CHURCH OF CHRIS reminds me, I've got a picture up in the Statesboro stereo slides on my web site of a storefront church with one of those portable signboards. At the time of the photo, it read "EW TEST ME." (It was a B ptist church.) It seemed appropriate. I guess the letters just fell off, unless someone else had a signboard and wanted to write "AN ANT" on it.

There's also a photo of mine somewhere in the Muffler Men area of Roadside America. The Muffler King on Jefferson Avenue (here in Newport News) isn't unusual in itself, but the building it's with has an ironwork grille on a side window in the shape of the Muffler King.

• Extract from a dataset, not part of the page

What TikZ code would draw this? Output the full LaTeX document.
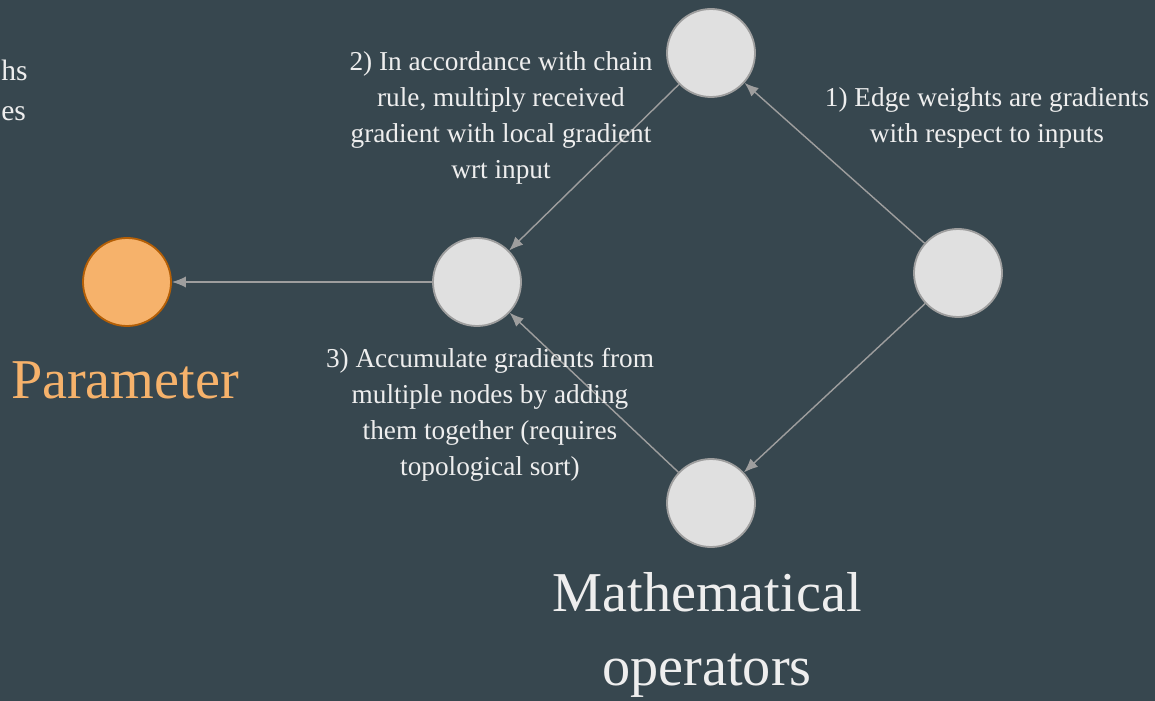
\documentclass[tikz,border=0pt]{standalone}
\usepackage{fontspec}
\setmainfont{Liberation Serif}
\usepackage{xcolor}
\usetikzlibrary{arrows.meta, positioning}

\definecolor{slate}{HTML}{37474F}
\definecolor{opfill}{HTML}{E0E0E0}
\definecolor{opline}{HTML}{9E9E9E}
\definecolor{parfill}{HTML}{F6B26B}
\definecolor{parline}{HTML}{B45F06}
\definecolor{txt}{HTML}{EEEEEE}

\begin{document}
\begin{tikzpicture}[
    x=0.025cm, y=-0.025cm,
    every node/.style={text=txt},
    op/.style={circle, draw=opline, fill=opfill, line width=1.3pt,
               minimum size=2.2cm, inner sep=0pt},
    param/.style={op, draw=parline, fill=parfill},
    note/.style={align=center, font=\fontsize{19.4}{25.6}\selectfont},
    big/.style={align=center, font=\fontsize{40}{53}\selectfont},
    arrow/.style={-{Latex[length=10pt, width=8pt]}, draw=opline, line width=1pt}
]
    \fill[slate] (0,0) rectangle (1155,701);
    \useasboundingbox (0,0) rectangle (1155,701);

    % nodes
    \node[param] (p) at (127,282) {};
    \node[op] (m) at (477,282) {};
    \node[op] (t) at (711,53) {};
    \node[op] (r) at (958,273) {};
    \node[op] (b) at (711,503) {};

    % edges
    \draw[arrow] (m) -- (p);
    \draw[arrow] (r) -- (t);
    \draw[arrow] (t) -- (m);
    \draw[arrow] (r) -- (b);
    \draw[arrow] (b) -- (m);

    % labels
    \node[big, text=parfill] (plabel) at (125,380) {Parameter};
    \node[big] (blabel) at (707,635) {Mathematical\\operators};
    \node[note] (n1) at (987,118) {1) Edge weights are gradients\\with respect to inputs};
    \node[note] (n2) at (501,118) {2) In accordance with chain\\rule, multiply received\\gradient with local gradient\\wrt input};
    \node[note] (n3) at (490,415) {3) Accumulate gradients from\\multiple nodes by adding\\them together (requires\\topological sort)};
    \node[note, anchor=west, align=left, inner sep=0pt,
          font=\fontsize{21}{28.5}\selectfont] (cut) at (1,90) {hs\\es};
\end{tikzpicture}
\end{document}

#10 ::: Simon Shoedecker ::: (view all by) ::: January 29, 2003, 01:30 PM:

Shell gas stations used to have a slogan, "Service is our business."

I once saw one which had lost the first letter of the name and the first three letters of the slogan.

"HELL: vice is our business."

And the conspiracy-minded found evil meaning in the Proctor & Gamble seal? Why didn't they ever latch on to this?

#11 ::: Tim Frayser ::: (view all by) ::: January 30, 2003, 11:24 PM:

...Also, I was at the Jazz Museum that day. Those kids cracked me up, too: "Charrrrrr-leeeeeee Parrrrr-kerrrrrrr...."

#12 ::: Elise Matthesen ::: (view all by) ::: January 31, 2003, 12:51 AM:

Ah. This entry filled me with delight, and had a soundtrack, too. Did you know about Billy Bragg's song, "England, Half English"?

http://www.billybragg.co.uk/releases/albums/england_half_english/england_half_english.html

All the way through, as I was enjoying what you wrote, I was singing,

"Le-li Umma le-li-ya, le-li Umma le-li-ya,
Le-li Umma le-li-ya, bledi gedesh aHlaali-ya
Oh my country, oh my country,
Oh my country, what a beautiful country you are."

#13 ::: Alan Bostick ::: (view all by) ::: February 02, 2003, 07:31 PM:

See? See? It isn't the system of government; it's the land, the people who live on it, and the way they live and the things they build. I told you so!!!